• Stated task: Reproduce, word for word, the span of lines starting at the line holding "Rebuild this chart" and ending at the line holding "from matplotlib.ticker import". Omit every picture.

------------------------------------------------------------

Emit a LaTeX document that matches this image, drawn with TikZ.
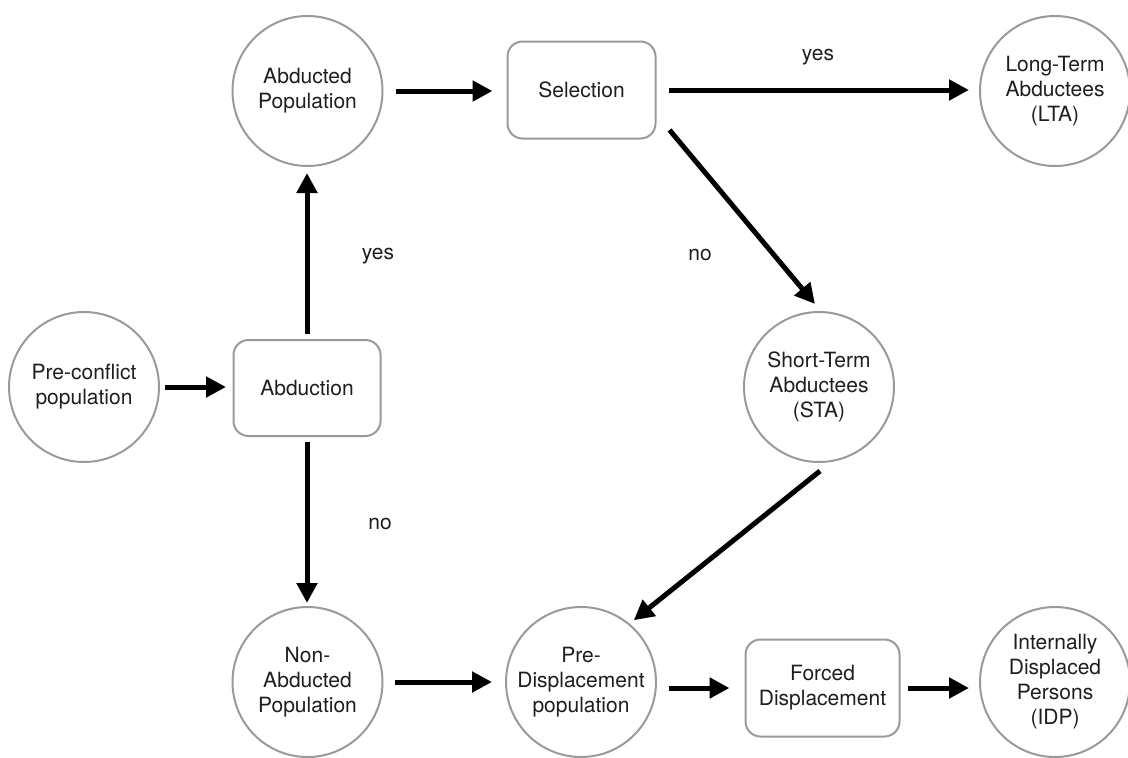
\documentclass[tikz,border=0pt]{standalone}
\usepackage{fontspec}
\setmainfont{TeX Gyre Heros}
\usetikzlibrary{arrows.meta,calc}
\definecolor{bordergray}{HTML}{9A9A9A}
\definecolor{textcol}{HTML}{1E1E1E}
\begin{document}
\begin{tikzpicture}[x=1pt,y=-1pt,
  txt/.style={font=\fontsize{21}{25}\selectfont, text=textcol},
  circ/.style={txt, circle, draw=bordergray, line width=2pt, minimum size=150pt, inner sep=0pt, align=center},
  rbox/.style={txt, rectangle, rounded corners=15pt, draw=bordergray, line width=2pt, inner sep=0pt, align=center},
  arr/.style={line width=5pt, -{Triangle[length=20pt,width=20pt]}},
  lbl/.style={txt}]
\useasboundingbox[fill=white] (0,0) rectangle (1128,758);

% nodes
\node[circ] (ab) at (307.5,91) {Abducted\\Population};
\node[rbox, minimum width=148pt, minimum height=97pt] (sel) at (581.5,90) {Selection};
\node[circ] (lta) at (1055,91) {Long-Term\\Abductees\\(LTA)};
\node[circ] (pc) at (84,387) {Pre-conflict\\population};
\node[rbox, minimum width=147pt, minimum height=96pt] (abd) at (307,388) {Abduction};
\node[circ] (sta) at (819,387) {Short-Term\\Abductees\\(STA)};
\node[circ] (na) at (307.5,682) {Non-\\Abducted\\Population};
\node[circ] (pd) at (581,682) {Pre-\\Displacement\\population};
\node[rbox, minimum width=154pt, minimum height=97pt] (fd) at (822.5,688) {Forced\\Displacement};
\node[circ] (idp) at (1055,682) {Internally\\Displaced\\Persons\\(IDP)};

% labels
\node[lbl] (yes1) at (818,57) {yes};
\node[lbl] (yes2) at (378,256) {yes};
\node[lbl] (no1) at (700,255) {no};
\node[lbl] (no2) at (380,524) {no};

% connectors
\draw[arr, shorten <=12pt, shorten >=14pt] (ab.east) -- (ab.east -| sel.west);
\draw[arr, shorten <=12.5pt, shorten >=10pt] (sel.east) -- (sel.east -| lta.west);
\draw[arr, shorten <=5pt, shorten >=6.5pt] (pc.east) -- (pc.east -| abd.west);
\draw[arr, shorten <=5.5pt, shorten >=6pt] (abd.north) -- (abd.north |- ab.south);
\draw[arr, shorten <=4.5pt, shorten >=3pt] (abd.south) -- (abd.south |- na.north);
\draw[arr] ([xshift=13pt,yshift=9.5pt]sel.south east) -- ([xshift=-4pt,yshift=7pt]sta.north);
\draw[arr] ([xshift=1pt,yshift=-8pt]sta.south) -- ([xshift=-1pt,yshift=8pt]pd.45);
\draw[arr, shorten <=11.5pt, shorten >=13pt] (na.east) -- (na.east -| pd.west);
\draw[arr, shorten <=12pt, shorten >=15pt] (pd.east |- fd.west) -- (fd.west);
\draw[arr, shorten <=7pt, shorten >=10pt] (fd.east) -- (fd.east -| idp.west);
\end{tikzpicture}
\end{document}
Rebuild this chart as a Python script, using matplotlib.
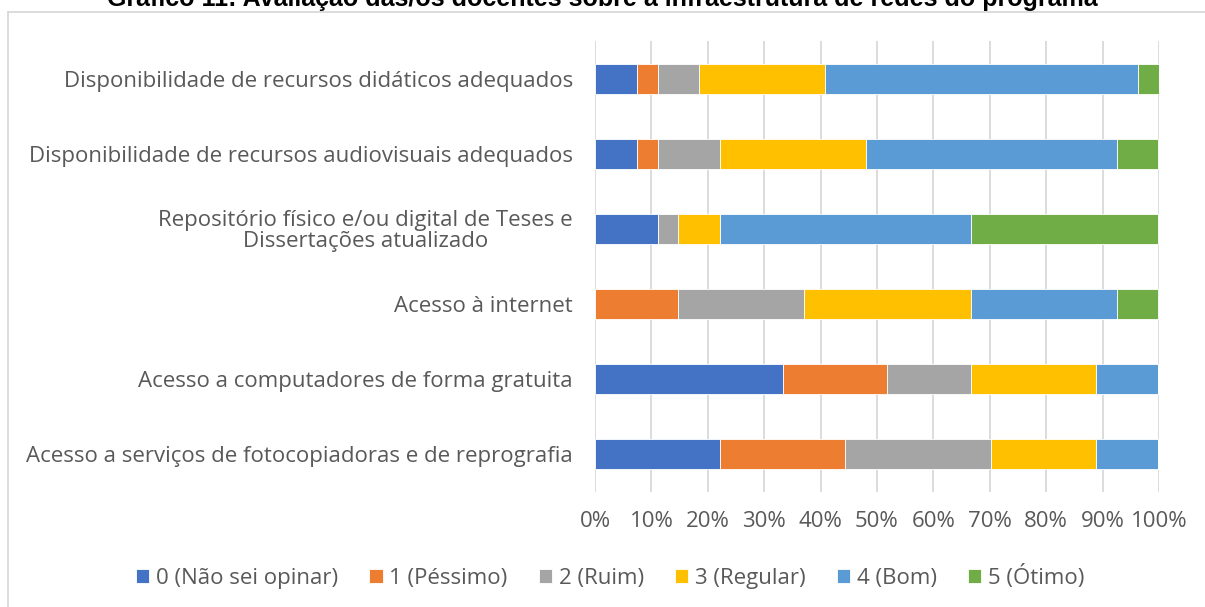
import matplotlib.pyplot as plt
from matplotlib.lines import Line2D
from matplotlib.ticker import PercentFormatter

# categories listed top to bottom as in the chart
categories = [
    'Disponibilidade de recursos didáticos adequados',
    'Disponibilidade de recursos audiovisuais adequados',
    'Repositório físico e/ou digital de Teses e\nDissertações atualizado',
    'Acesso à internet',
    'Acesso a computadores de forma gratuita',
    'Acesso a serviços de fotocopiadoras e de reprografia',
]
series_names = ['0 (Não sei opinar)', '1 (Péssimo)', '2 (Ruim)',
                '3 (Regular)', '4 (Bom)', '5 (Ótimo)']

# percentages per category (same order as categories)
nao_sei = [7.4, 7.4, 11.1, 0.0, 33.3, 22.2]
pessimo = [3.7, 3.7, 0.0, 14.8, 18.5, 22.2]
ruim = [7.4, 11.1, 3.7, 22.2, 14.8, 25.9]
regular = [22.2, 25.9, 7.4, 29.6, 22.2, 18.5]
bom = [55.6, 44.4, 44.4, 25.9, 11.1, 11.1]
otimo = [3.7, 7.4, 33.3, 7.4, 0.0, 0.0]

colors = ['#4472C4', '#ED7D31', '#A5A5A5', '#FFC000', '#5B9BD5', '#70AD47']
title = 'Gráfico 11: Avaliação das/os docentes sobre a infraestrutura de redes do programa'

plt.rcParams['font.family'] = ['Open Sans', 'DejaVu Sans']
txt = '#595959'
fs = 16

fig = plt.figure(figsize=(12.05, 6.07), dpi=100)
ax = fig.add_axes([595 / 1205, 1 - 492 / 607, 564 / 1205, 451 / 607])

ypos = list(range(len(categories)))[::-1]
left = [0.0] * len(categories)
for name, vals, c in zip(series_names, [nao_sei, pessimo, ruim, regular, bom, otimo], colors):
    ax.barh(ypos, vals, left=left, height=0.4, color=c, label=name,
            edgecolor='white', linewidth=0.6, zorder=3)
    left = [a + b for a, b in zip(left, vals)]

ax.set_xlim(0, 100)
ax.set_ylim(-0.5, 5.5)
ax.set_xticks(range(0, 101, 10))
ax.xaxis.set_major_formatter(PercentFormatter(decimals=0))
ax.set_yticks(ypos)
ax.set_yticklabels(categories, fontsize=fs, color=txt, ha='right', linespacing=1.0)
for lab in ax.get_yticklabels():
    lab.set_multialignment('center')
ax.tick_params(axis='x', labelsize=fs, colors=txt, length=0, pad=14)
ax.tick_params(axis='y', length=0, pad=16)
ax.grid(axis='x', color='#d9d9d9', linewidth=1.3, zorder=0)
for s in ax.spines.values():
    s.set_visible(False)

# chart area border (only left and top visible in the crop)
fig.add_artist(Line2D([8 / 1205, 8 / 1205], [0, 1 - 12 / 607], color='#d9d9d9', linewidth=1.3))
fig.add_artist(Line2D([8 / 1205, 1], [1 - 12 / 607, 1 - 12 / 607], color='#d9d9d9', linewidth=1.3))

fig.text(0.5, 1 - 6 / 607, title, ha='center', va='baseline', fontsize=18,
         fontweight='bold', family=['Liberation Sans', 'DejaVu Sans'], color='black')

fig.legend(loc='center', bbox_to_anchor=(610 / 1205, 1 - 577 / 607), ncol=6, frameon=False,
           fontsize=fs, labelcolor=txt, handlelength=0.6, handleheight=0.6,
           handletextpad=0.3, columnspacing=1.4)

fig.savefig('out.png', dpi=100)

------------------------------------------------------------

• Solution:
Rebuild this chart as a Python script, using matplotlib.
import matplotlib.pyplot as plt
from matplotlib.lines import Line2D
from matplotlib.ticker import PercentFormatter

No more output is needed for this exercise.